NASA has officially confirmed the presence of water on the light side of the Moon and is now working on mapping out just how much water is available and how to access it.
Using the Stratospheric Observatory for Infrared Astronomy (SOFIA), scientists detected water molecule wavelengths in a massive crater on the Moon’s southern hemisphere. Results published in the October 2020 issue of Nature Astronomy suggest that a cubic meter of lunar soil could be holding around 100-412 parts per million (approx. 12 ounces) of water.
“We had indications that H2O, the familiar water we know, might be present on the sunlit side of the Moon,” said Paul Hertz, Director of NASA’s Astrophysics Division in the Science Mission Directorate, in a press release. “Now we know it is there.”
But what do these findings mean for the future of space travel? Discovering water on the Moon is somewhat akin to discovering oil on Earth. A valuable and useable resource right there where we need it (without the need for transport from Earth) could cut the cost of space exploration significantly.
A water-coated Moon essentially becomes an orbital gas station. When water molecules are broken up into oxygen and hydrogen, cooled to liquid form, and funneled into a rocket together, an exothermic reaction generates extreme heat and energy for powerful propulsion.
In addition, a single astronaut needs around 100 gallons of water per day for drinking, cooking, and bathing. Currently, it costs around $8.35 million (around $10,000 per pound) for a rocket to carry 100 gallons of water from Earth into orbit – plus an additional amount to put it on the Moon.
NASA is working to cut the cost of transporting water to just $1,000 per pound, but it’s still a steep tab. Discovering water on the lunar surface itself is therefore incredibly valuable for Moon exploration and human habitation.
Interestingly, the observation that these molecules exist in sunlight is novel. Most observations of water-like molecules on the Moon are made along the poles and in shadowed areas that are never exposed to sunlight – areas that would be more difficult to mine. But SOFIA found water molecules in Clavius Crater on the sunlit side of the Moon.

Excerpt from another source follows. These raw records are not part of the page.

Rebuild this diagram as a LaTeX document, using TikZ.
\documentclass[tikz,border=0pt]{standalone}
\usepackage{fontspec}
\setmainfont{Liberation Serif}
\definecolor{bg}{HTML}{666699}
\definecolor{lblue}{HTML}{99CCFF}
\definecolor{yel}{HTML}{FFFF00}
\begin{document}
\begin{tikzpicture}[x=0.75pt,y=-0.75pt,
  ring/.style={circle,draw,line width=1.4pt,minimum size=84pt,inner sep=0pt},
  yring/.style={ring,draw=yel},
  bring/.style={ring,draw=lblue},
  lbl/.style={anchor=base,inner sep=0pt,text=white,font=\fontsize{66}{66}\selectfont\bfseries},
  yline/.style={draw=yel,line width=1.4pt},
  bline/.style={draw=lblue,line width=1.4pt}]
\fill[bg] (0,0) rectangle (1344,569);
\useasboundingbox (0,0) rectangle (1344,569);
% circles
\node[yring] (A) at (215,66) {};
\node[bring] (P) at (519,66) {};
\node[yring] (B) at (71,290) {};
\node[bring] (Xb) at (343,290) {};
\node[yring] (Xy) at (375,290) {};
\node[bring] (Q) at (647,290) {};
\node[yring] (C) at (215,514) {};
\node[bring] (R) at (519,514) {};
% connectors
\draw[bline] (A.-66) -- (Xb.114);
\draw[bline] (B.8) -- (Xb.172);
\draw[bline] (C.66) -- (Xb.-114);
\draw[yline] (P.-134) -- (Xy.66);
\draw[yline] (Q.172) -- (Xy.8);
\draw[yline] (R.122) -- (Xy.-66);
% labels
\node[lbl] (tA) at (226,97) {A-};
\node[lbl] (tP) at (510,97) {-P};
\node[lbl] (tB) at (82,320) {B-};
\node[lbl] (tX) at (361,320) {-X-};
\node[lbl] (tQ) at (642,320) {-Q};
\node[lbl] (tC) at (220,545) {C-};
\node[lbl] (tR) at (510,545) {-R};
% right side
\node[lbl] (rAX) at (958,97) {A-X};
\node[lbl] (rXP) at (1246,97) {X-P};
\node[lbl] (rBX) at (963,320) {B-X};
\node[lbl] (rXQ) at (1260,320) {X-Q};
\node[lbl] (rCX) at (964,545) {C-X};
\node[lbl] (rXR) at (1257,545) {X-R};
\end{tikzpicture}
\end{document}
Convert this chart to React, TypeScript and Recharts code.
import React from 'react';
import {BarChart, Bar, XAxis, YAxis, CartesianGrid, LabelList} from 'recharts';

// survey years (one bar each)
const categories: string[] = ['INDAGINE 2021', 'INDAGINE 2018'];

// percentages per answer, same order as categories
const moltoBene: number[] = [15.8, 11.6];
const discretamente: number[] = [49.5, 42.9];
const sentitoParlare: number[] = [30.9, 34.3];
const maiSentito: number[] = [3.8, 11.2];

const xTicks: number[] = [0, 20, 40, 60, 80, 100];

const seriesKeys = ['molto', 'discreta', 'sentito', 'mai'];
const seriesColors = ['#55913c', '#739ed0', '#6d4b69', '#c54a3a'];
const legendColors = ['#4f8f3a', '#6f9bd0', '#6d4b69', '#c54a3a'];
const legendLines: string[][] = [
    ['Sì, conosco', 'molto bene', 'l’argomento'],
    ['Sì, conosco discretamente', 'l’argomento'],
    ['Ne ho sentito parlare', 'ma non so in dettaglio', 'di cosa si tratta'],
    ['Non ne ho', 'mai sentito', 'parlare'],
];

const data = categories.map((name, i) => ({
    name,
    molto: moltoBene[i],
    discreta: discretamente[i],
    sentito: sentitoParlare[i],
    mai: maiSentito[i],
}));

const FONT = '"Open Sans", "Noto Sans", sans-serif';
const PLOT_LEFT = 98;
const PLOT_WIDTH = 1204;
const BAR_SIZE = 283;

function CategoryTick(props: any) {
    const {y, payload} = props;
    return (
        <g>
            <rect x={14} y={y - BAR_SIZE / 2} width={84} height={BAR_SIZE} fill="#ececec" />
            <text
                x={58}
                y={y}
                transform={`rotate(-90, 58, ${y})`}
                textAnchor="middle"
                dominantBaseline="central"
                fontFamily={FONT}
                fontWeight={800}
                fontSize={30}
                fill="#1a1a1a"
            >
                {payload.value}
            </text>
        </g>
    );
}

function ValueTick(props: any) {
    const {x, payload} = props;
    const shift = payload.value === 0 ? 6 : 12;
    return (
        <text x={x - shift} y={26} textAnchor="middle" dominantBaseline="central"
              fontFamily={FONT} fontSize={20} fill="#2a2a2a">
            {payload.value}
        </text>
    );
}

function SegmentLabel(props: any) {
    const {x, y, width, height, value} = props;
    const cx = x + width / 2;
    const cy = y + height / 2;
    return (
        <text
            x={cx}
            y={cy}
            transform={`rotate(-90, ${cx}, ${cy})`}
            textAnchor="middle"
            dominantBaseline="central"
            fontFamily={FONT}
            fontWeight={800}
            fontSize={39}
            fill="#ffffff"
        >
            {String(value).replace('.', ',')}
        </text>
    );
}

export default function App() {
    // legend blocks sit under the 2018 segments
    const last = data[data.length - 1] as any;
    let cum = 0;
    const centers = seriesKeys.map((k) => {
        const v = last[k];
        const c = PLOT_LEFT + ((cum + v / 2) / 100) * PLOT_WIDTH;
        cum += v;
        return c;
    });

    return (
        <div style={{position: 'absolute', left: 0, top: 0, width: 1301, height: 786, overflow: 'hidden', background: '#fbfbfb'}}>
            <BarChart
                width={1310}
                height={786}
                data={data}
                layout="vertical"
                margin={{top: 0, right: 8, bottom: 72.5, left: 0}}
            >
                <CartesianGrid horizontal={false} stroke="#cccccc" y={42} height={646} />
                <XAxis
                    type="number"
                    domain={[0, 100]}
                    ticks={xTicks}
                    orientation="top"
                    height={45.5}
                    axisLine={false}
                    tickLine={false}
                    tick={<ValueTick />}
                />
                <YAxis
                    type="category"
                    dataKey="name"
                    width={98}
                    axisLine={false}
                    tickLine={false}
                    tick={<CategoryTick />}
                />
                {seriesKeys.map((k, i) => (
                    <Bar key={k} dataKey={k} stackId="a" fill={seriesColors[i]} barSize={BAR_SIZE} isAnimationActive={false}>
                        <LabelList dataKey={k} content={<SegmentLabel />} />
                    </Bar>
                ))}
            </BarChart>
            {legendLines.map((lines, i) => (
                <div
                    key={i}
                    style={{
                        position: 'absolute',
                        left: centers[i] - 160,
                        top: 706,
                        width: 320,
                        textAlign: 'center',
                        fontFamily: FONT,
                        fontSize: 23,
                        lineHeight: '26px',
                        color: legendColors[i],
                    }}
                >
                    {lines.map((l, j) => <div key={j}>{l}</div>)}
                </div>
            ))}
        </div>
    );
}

Previously, scientists thought water would evaporate in sunlit areas that can reach 120oC during the day. But Casey Honniball, NASA Goddard Space Flight Center Postdoctoral Program Fellow and head author of the Nature Astronomy paper, suggests that the water molecules are stable here because they exist in a “trapped” state.

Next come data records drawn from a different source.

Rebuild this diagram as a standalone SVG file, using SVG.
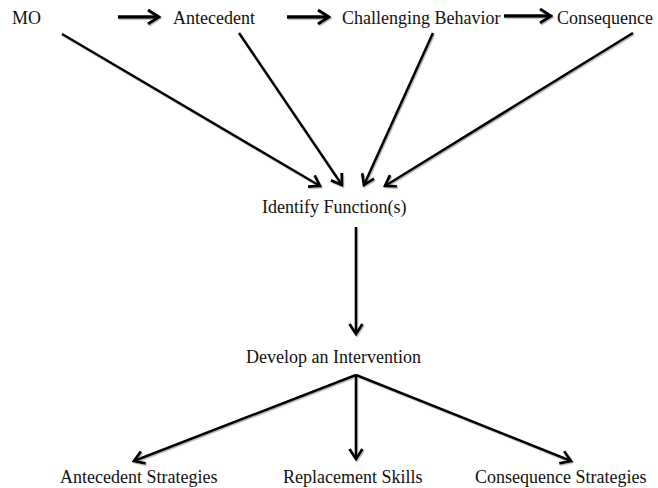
<svg xmlns="http://www.w3.org/2000/svg" width="658" height="488" viewBox="0 0 658 488">
<style>
text{font-family:"Liberation Serif","Times New Roman",serif;font-size:18px;fill:#111}
.c{stroke:#000;stroke-width:2.6;fill:none;marker-end:url(#ah)}
.t{stroke:#000;stroke-width:3.4;fill:none;marker-end:url(#ah2)}
</style>
<defs>
<marker id="ah" markerUnits="userSpaceOnUse" viewBox="-12 -8 14 16" refX="0" refY="0" markerWidth="14" markerHeight="16" orient="auto">
<path d="M-10,-6.5 L0,0 L-10,6.5" fill="none" stroke="#000" stroke-width="2.8" stroke-linejoin="miter" stroke-linecap="butt"/>
</marker>
<marker id="ah2" markerUnits="userSpaceOnUse" viewBox="-14 -9 16 18" refX="0" refY="0" markerWidth="16" markerHeight="18" orient="auto">
<path d="M-11,-7 L0,0 L-11,7" fill="none" stroke="#000" stroke-width="3.2" stroke-linejoin="miter" stroke-linecap="butt"/>
</marker>
<filter id="sh" filterUnits="userSpaceOnUse" x="0" y="0" width="658" height="488">
<feDropShadow dx="1" dy="1.2" stdDeviation="0.6" flood-color="#888" flood-opacity="0.6"/>
</filter>
</defs>
<rect width="658" height="488" fill="#fff"/>
<g id="n-mo"><text x="12" y="24">MO</text></g>
<g id="n-antecedent"><text x="173" y="24">Antecedent</text></g>
<g id="n-behavior"><text x="342" y="24">Challenging Behavior</text></g>
<g id="n-consequence"><text x="557" y="24">Consequence</text></g>
<g id="n-function"><text x="262" y="213">Identify Function(s)</text></g>
<g id="n-intervention"><text x="246" y="363">Develop an Intervention</text></g>
<g id="n-antstrat"><text x="60" y="483">Antecedent Strategies</text></g>
<g id="n-replace"><text x="283" y="483">Replacement Skills</text></g>
<g id="n-consstrat"><text x="475" y="483">Consequence Strategies</text></g>
<g id="connectors" filter="url(#sh)">
<line class="t" x1="118" y1="17" x2="159" y2="17"/>
<line class="t" x1="287" y1="17" x2="329" y2="17"/>
<line class="t" x1="504" y1="16" x2="551" y2="16"/>
<line class="c" x1="62" y1="34" x2="320" y2="186"/>
<line class="c" x1="239" y1="33" x2="342" y2="185"/>
<line class="c" x1="433" y1="33" x2="364" y2="185"/>
<line class="c" x1="633" y1="33" x2="385" y2="186"/>
<line class="c" x1="356" y1="227" x2="356" y2="334"/>
<line class="c" x1="356" y1="375" x2="134" y2="461"/>
<line class="c" x1="356" y1="375" x2="356" y2="459"/>
<line class="c" x1="356" y1="375" x2="571" y2="461"/>
</g>
</svg>
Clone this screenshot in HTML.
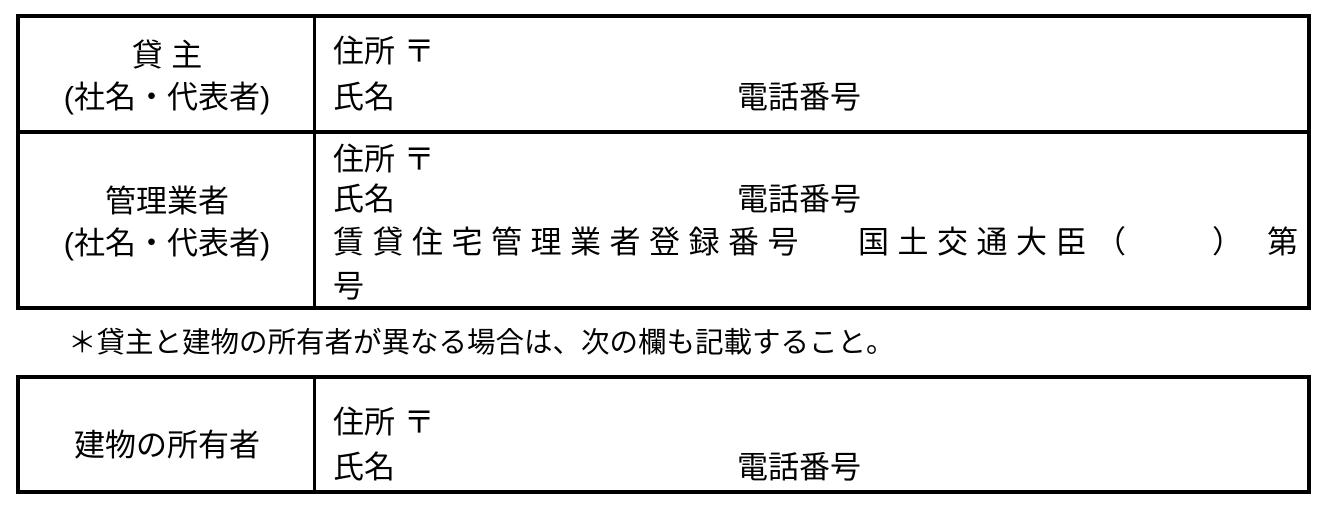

“Without a thick atmosphere, water on the sunlit lunar surface should just be lost to space,” said Honniball. “Yet somehow we’re seeing it. Something is generating the water, and something must be trapping it there.”
“We believe the water is being stored inside the micro meteorite impact glass beads, and these would shelter the water from being lost to space or migrating to the lunar pole,” Honniball said. “And this would mean that without a lunar atmosphere the water could stay on the surface of the Moon.”

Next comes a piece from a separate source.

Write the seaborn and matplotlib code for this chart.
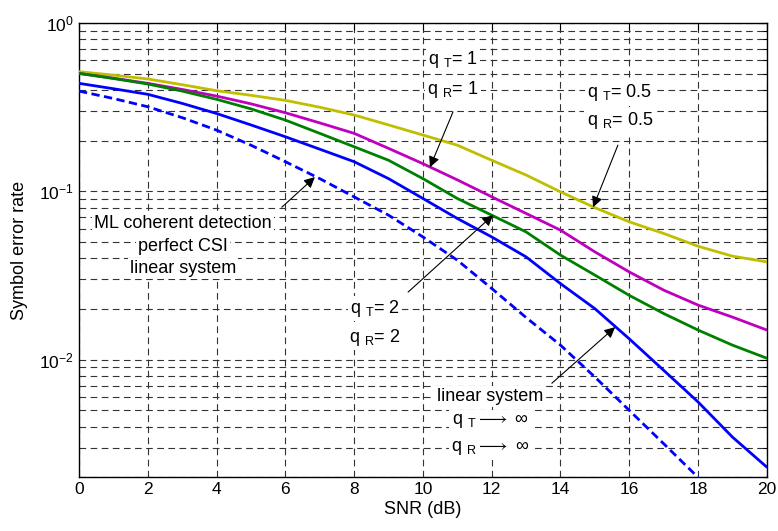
import numpy as np
import pandas as pd
import matplotlib
matplotlib.use("Agg")
import matplotlib.pyplot as plt
import seaborn as sns
from matplotlib.ticker import LogLocator, FixedLocator, NullFormatter

# ---------------- data ----------------
snr = list(range(0, 21))
snr_ml = list(range(0, 19))

ser_q05 = [0.514, 0.490, 0.465, 0.430, 0.396, 0.372, 0.347, 0.316, 0.284, 0.248, 0.216,
           0.188, 0.153, 0.125, 0.0993, 0.080, 0.0659, 0.0562, 0.0472, 0.0412, 0.0381]
ser_q1 = [0.502, 0.470, 0.438, 0.403, 0.368, 0.331, 0.293, 0.255, 0.221, 0.180, 0.146,
          0.117, 0.0928, 0.0739, 0.0588, 0.0437, 0.0332, 0.0259, 0.0211, 0.0179, 0.0150]
ser_q2 = [0.502, 0.468, 0.434, 0.394, 0.352, 0.309, 0.265, 0.221, 0.184, 0.153, 0.119,
          0.0907, 0.0722, 0.0574, 0.0418, 0.0318, 0.0241, 0.0188, 0.0150, 0.0122, 0.0102]
ser_lin = [0.438, 0.407, 0.377, 0.333, 0.290, 0.248, 0.211, 0.178, 0.150, 0.119, 0.0907,
           0.069, 0.0536, 0.0408, 0.0283, 0.0201, 0.0133, 0.00865, 0.00561, 0.00347, 0.0023]
ser_ml = [0.394, 0.356, 0.318, 0.274, 0.231, 0.188, 0.150, 0.119, 0.0927, 0.0722, 0.0536,
          0.039, 0.0265, 0.0178, 0.0122, 0.00789, 0.0050, 0.00317, 0.0020]

x_ticks = [0, 2, 4, 6, 8, 10, 12, 14, 16, 18, 20]

# ---------------- style ----------------
sns.set_style("white")
plt.rcParams["font.family"] = ["Liberation Sans", "DejaVu Sans"]
plt.rcParams["mathtext.fontset"] = "custom"
plt.rcParams["mathtext.rm"] = "Liberation Sans"
plt.rcParams["mathtext.it"] = "Liberation Sans:italic"
plt.rcParams["mathtext.bf"] = "Liberation Sans:bold"
plt.rcParams["mathtext.sf"] = "Liberation Sans"
plt.rcParams["mathtext.fallback"] = "stixsans"
plt.rcParams["axes.unicode_minus"] = False
plt.rcParams["text.color"] = "black"
plt.rcParams["axes.labelcolor"] = "black"
plt.rcParams["xtick.color"] = "black"
plt.rcParams["ytick.color"] = "black"

fig = plt.figure(figsize=(7.78, 5.31), dpi=100)
ax = fig.add_axes([0.1015, 0.1011, 0.8841, 0.8556])

fs = 13
lw = 2.0

sns.lineplot(x=snr, y=ser_q05, color="#bfbf00", lw=lw, ax=ax, zorder=3)
sns.lineplot(x=snr, y=ser_q1, color="#bf00bf", lw=lw, ax=ax, zorder=3)
sns.lineplot(x=snr, y=ser_q2, color="#008000", lw=lw, ax=ax, zorder=3)
sns.lineplot(x=snr, y=ser_lin, color="#0000ff", lw=lw, ax=ax, zorder=3)
sns.lineplot(x=snr_ml, y=ser_ml, color="#0000ff", lw=lw, ax=ax, zorder=3,
             linestyle=(0, (3.0, 1.6)))

ax.set_yscale("log")
ax.set_xlim(0, 20)
ax.set_ylim(2e-3, 1)

ax.xaxis.set_major_locator(FixedLocator(x_ticks))
ax.yaxis.set_major_locator(LogLocator(base=10, numticks=10))
ax.yaxis.set_minor_locator(LogLocator(base=10, subs=np.arange(2, 10), numticks=20))
ax.yaxis.set_minor_formatter(NullFormatter())

grid_ls = (0, (6.0, 4.0))
ax.grid(True, which="major", axis="both", color="0.2", lw=0.8, linestyle=grid_ls)
ax.grid(True, which="minor", axis="y", color="0.2", lw=0.8, linestyle=grid_ls)

ax.tick_params(axis="both", which="both", direction="in", top=True, right=True,
               labelsize=fs - 0.5, color="k", labelcolor="k")
ax.tick_params(which="major", length=5, width=0.8)
ax.tick_params(which="minor", length=3, width=0.8)
for s in ax.spines.values():
    s.set_color("k")
    s.set_linewidth(1.0)

ax.set_xlabel("SNR (dB)", fontsize=fs, labelpad=3, color="k")
ax.set_ylabel("Symbol error rate", fontsize=fs, labelpad=8, color="k")

# ---------------- annotations ----------------
arrow = dict(arrowstyle="-|>", color="k", lw=0.8, mutation_scale=16,
             shrinkA=0, shrinkB=0)
box = dict(boxstyle="square,pad=0.12", fc="white", ec="none")
tkw = dict(ha="center", va="center", fontsize=fs, zorder=5, bbox=box, color="k")

# q = 1
ax.text(10.875, 0.603, r"q $_{\mathrm{T}}$= 1", **tkw)
ax.text(10.875, 0.405, r"q $_{\mathrm{R}}$= 1", **tkw)
ax.annotate("", xy=(10.206, 0.139), xytext=(10.875, 0.296), arrowprops=arrow)

# q = 0.5
ax.text(15.73, 0.384, r"q $_{\mathrm{T}}$= 0.5", **tkw)
ax.text(15.73, 0.265, r"q $_{\mathrm{R}}$= 0.5", **tkw)
ax.annotate("", xy=(14.95, 0.0805), xytext=(15.67, 0.188), arrowprops=arrow)

# ML coherent detection
ax.text(3.02, 0.0647, "ML coherent detection", **tkw)
ax.text(3.02, 0.0472, "perfect CSI", **tkw)
ax.text(3.02, 0.0349, "linear system", **tkw)
ax.annotate("", xy=(6.86, 0.1215), xytext=(5.90, 0.0805), arrowprops=arrow)

# q = 2
ax.text(8.61, 0.0202, r"q $_{\mathrm{T}}$= 2", **tkw)
ax.text(8.61, 0.0136, r"q $_{\mathrm{R}}$= 2", **tkw)
ax.annotate("", xy=(12.04, 0.0722), xytext=(9.57, 0.0252), arrowprops=arrow)

# linear system q -> inf
ax.text(11.95, 0.00606, "linear system", **tkw)
ax.text(11.95, 0.0043, r"q $_{\mathrm{T}}\longrightarrow$ $\infty$", **tkw)
ax.text(11.95, 0.00297, r"q $_{\mathrm{R}}\longrightarrow$ $\infty$", **tkw)
ax.annotate("", xy=(15.59, 0.0156), xytext=(13.75, 0.00724), arrowprops=arrow)

fig.savefig("out.png", dpi=100)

How did the water get there? Scientists suggest it may be the result of micrometeorites carrying water and impacting the lunar surface. In addition, oxygen in the lunar soil could be reacting with hydrogen from solar winds and radiation from micrometeorite collisions.
We still don’t know exactly how much water may be present on the Moon, where or how deep the water is, and how difficult it would be to extract. But the recent discovery has made lunar mining a hot topic among aerospace and drilling companies alike.
In preparation for the upcoming Artemis mission, NASA has chosen the Houston-based company Intuitive Machines to deliver a massive lunar drill to help harvest Moon ice. The Polar Resources Ice Mining Experiment (PRIME-1) drill is scheduled to arrive on the Moon by December 2022.
NASA plans to follow up by launching its Volatiles Investigating Polar Exploration Rover (VIPER) in late 2023 to create maps of Moon water resources and learn more about accessibility.
“The VIPER mission will give us surface-level detail of where the water is and how much is available for us to use, says NASA’s project overview. “This will bring us a significant step closer towards NASA’s ultimate goal of a sustainable, long-term presence on the Moon – making it possible to eventually explore Mars and beyond.”